* Exercise goal
Repeat each line of the material below exactly as it appears, minus any pictures.

* Provided material
— begin —

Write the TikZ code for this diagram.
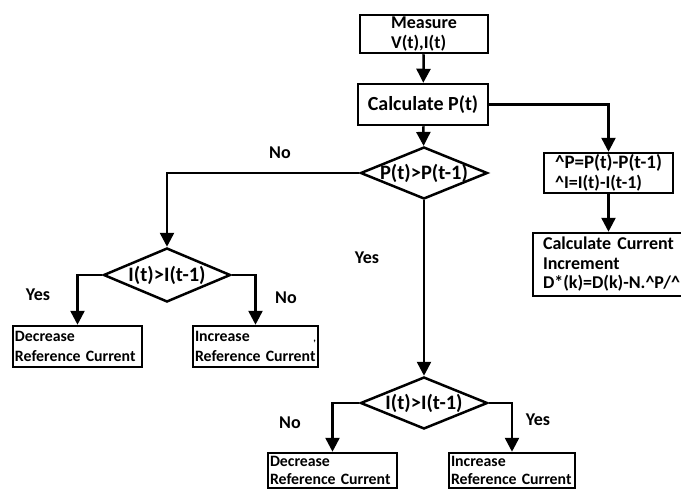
\documentclass[tikz,border=0pt]{standalone}
\usepackage{fontspec}
\setmainfont{Carlito}
\usetikzlibrary{shapes.geometric,arrows.meta}
\newcommand{\dlt}{\textasciicircum}

\begin{document}
\begin{tikzpicture}[x=1pt,y=-1pt,
  font=\bfseries\fontsize{18}{19.5}\selectfont,
  proc/.style={draw,line width=2.5pt,inner sep=0pt,align=left},
  cond/.style={draw,diamond,line width=2.5pt,aspect=2.4,inner sep=-4pt,
    minimum width=127pt,minimum height=52pt,font=\bfseries\fontsize{20.5}{21}\selectfont},
  outbox/.style={proc,text width=125pt,inner xsep=2pt,minimum height=41pt,
    font=\bfseries\fontsize{15.8}{20}\selectfont},
  flow/.style={line width=2.5pt,-{Triangle[width=14pt,length=14pt]}},
  lab/.style={font=\bfseries\fontsize{18}{18}\selectfont}]
\useasboundingbox (0,0) rectangle (681,488);
\clip (0,0) rectangle (681,488);
% main column
\node[proc,minimum width=128pt,minimum height=38pt] (meas) at (424,34) {Measure\\V(t),I(t)};
\node[proc,minimum width=130pt,minimum height=41pt,font=\bfseries\fontsize{20}{21}\selectfont] (calc) at (423,104.5) {Calculate P(t)};
\node[cond] (dP) at (424,173) {P(t)>P(t-1)};
\node[cond,minimum height=54pt] (dI1) at (167,275) {I(t)>I(t-1)};
\node[cond] (dI2) at (424,403) {I(t)>I(t-1)};
% right branch
\node[proc,minimum width=129pt,minimum height=40pt] (dp) at (608.5,173) {\fontsize{19}{19.5}\selectfont \dlt P=P(t)-P(t-1)\\\dlt I=I(t)-I(t-1)};
\node[proc,text width=137pt,inner xsep=10pt,minimum height=63pt] (cci) at (611.5,264.5)
  {\mbox{Calculate Current}\\Increment\\\mbox{D*(k)=D(k)-N.\dlt P/\dlt}};
% outputs
\node[outbox] (dec1) at (77.5,346.5) {Decrease\\\mbox{Reference Current}};
\node[outbox,text width=121pt] (inc1) at (255.5,346.5) {Increase\hfill{\fontsize{10}{10}\selectfont,}\\\mbox{Reference Current}};
\node[outbox,minimum height=35pt,font=\bfseries\fontsize{15.8}{18}\selectfont] (dec2) at (332.5,470.5) {Decrease\\\mbox{Reference Current}};
\node[outbox,text width=122pt,minimum height=35pt,font=\bfseries\fontsize{15.8}{18}\selectfont] (inc2) at (512,470.5) {Increase\\\mbox{Reference Current}};
% labels
\node[lab] (no1) at (280,153) {No};
\node[lab] (yes1) at (367,258) {Yes};
\node[lab] (yes2) at (38,295) {Yes};
\node[lab] (no2) at (286,298) {No};
\node[lab] (no3) at (290,423) {No};
\node[lab] (yes3) at (538,420) {Yes};
% connectors
\draw[flow] (meas) -- (calc);
\draw[flow] (calc) -- (dP);
\draw[flow] (calc.east) -| (dp.north);
\draw[flow] (dp.south) -- (dp.south |- cci.north);
\draw[flow] (dP.west) -| (dI1.north);
\draw[flow] (dP.south) -- (dI2.north);
\draw[flow] (dI1.west) -| (dec1.north);
\draw[flow] (dI1.east) -| (inc1.north);
\draw[flow] (dI2.west) -| (dec2.north);
\draw[flow] (dI2.east) -| (inc2.north);
\end{tikzpicture}
\end{document}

— end —

* Output of the exercise
Write the TikZ code for this diagram.
\documentclass[tikz,border=0pt]{standalone}
\usepackage{fontspec}
\setmainfont{Carlito}
\usetikzlibrary{shapes.geometric,arrows.meta}
\newcommand{\dlt}{\textasciicircum}

\begin{document}
\begin{tikzpicture}[x=1pt,y=-1pt,
  font=\bfseries\fontsize{18}{19.5}\selectfont,
  proc/.style={draw,line width=2.5pt,inner sep=0pt,align=left},
  cond/.style={draw,diamond,line width=2.5pt,aspect=2.4,inner sep=-4pt,
    minimum width=127pt,minimum height=52pt,font=\bfseries\fontsize{20.5}{21}\selectfont},
  outbox/.style={proc,text width=125pt,inner xsep=2pt,minimum height=41pt,
    font=\bfseries\fontsize{15.8}{20}\selectfont},
  flow/.style={line width=2.5pt,-{Triangle[width=14pt,length=14pt]}},
  lab/.style={font=\bfseries\fontsize{18}{18}\selectfont}]
\useasboundingbox (0,0) rectangle (681,488);
\clip (0,0) rectangle (681,488);
% main column
\node[proc,minimum width=128pt,minimum height=38pt] (meas) at (424,34) {Measure\\V(t),I(t)};
\node[proc,minimum width=130pt,minimum height=41pt,font=\bfseries\fontsize{20}{21}\selectfont] (calc) at (423,104.5) {Calculate P(t)};
\node[cond] (dP) at (424,173) {P(t)>P(t-1)};
\node[cond,minimum height=54pt] (dI1) at (167,275) {I(t)>I(t-1)};
\node[cond] (dI2) at (424,403) {I(t)>I(t-1)};
% right branch
\node[proc,minimum width=129pt,minimum height=40pt] (dp) at (608.5,173) {\fontsize{19}{19.5}\selectfont \dlt P=P(t)-P(t-1)\\\dlt I=I(t)-I(t-1)};
\node[proc,text width=137pt,inner xsep=10pt,minimum height=63pt] (cci) at (611.5,264.5)
  {\mbox{Calculate Current}\\Increment\\\mbox{D*(k)=D(k)-N.\dlt P/\dlt}};
% outputs
\node[outbox] (dec1) at (77.5,346.5) {Decrease\\\mbox{Reference Current}};
\node[outbox,text width=121pt] (inc1) at (255.5,346.5) {Increase\hfill{\fontsize{10}{10}\selectfont,}\\\mbox{Reference Current}};
\node[outbox,minimum height=35pt,font=\bfseries\fontsize{15.8}{18}\selectfont] (dec2) at (332.5,470.5) {Decrease\\\mbox{Reference Current}};
\node[outbox,text width=122pt,minimum height=35pt,font=\bfseries\fontsize{15.8}{18}\selectfont] (inc2) at (512,470.5) {Increase\\\mbox{Reference Current}};
% labels
\node[lab] (no1) at (280,153) {No};
\node[lab] (yes1) at (367,258) {Yes};
\node[lab] (yes2) at (38,295) {Yes};
\node[lab] (no2) at (286,298) {No};
\node[lab] (no3) at (290,423) {No};
\node[lab] (yes3) at (538,420) {Yes};
% connectors
\draw[flow] (meas) -- (calc);
\draw[flow] (calc) -- (dP);
\draw[flow] (calc.east) -| (dp.north);
\draw[flow] (dp.south) -- (dp.south |- cci.north);
\draw[flow] (dP.west) -| (dI1.north);
\draw[flow] (dP.south) -- (dI2.north);
\draw[flow] (dI1.west) -| (dec1.north);
\draw[flow] (dI1.east) -| (inc1.north);
\draw[flow] (dI2.west) -| (dec2.north);
\draw[flow] (dI2.east) -| (inc2.north);
\end{tikzpicture}
\end{document}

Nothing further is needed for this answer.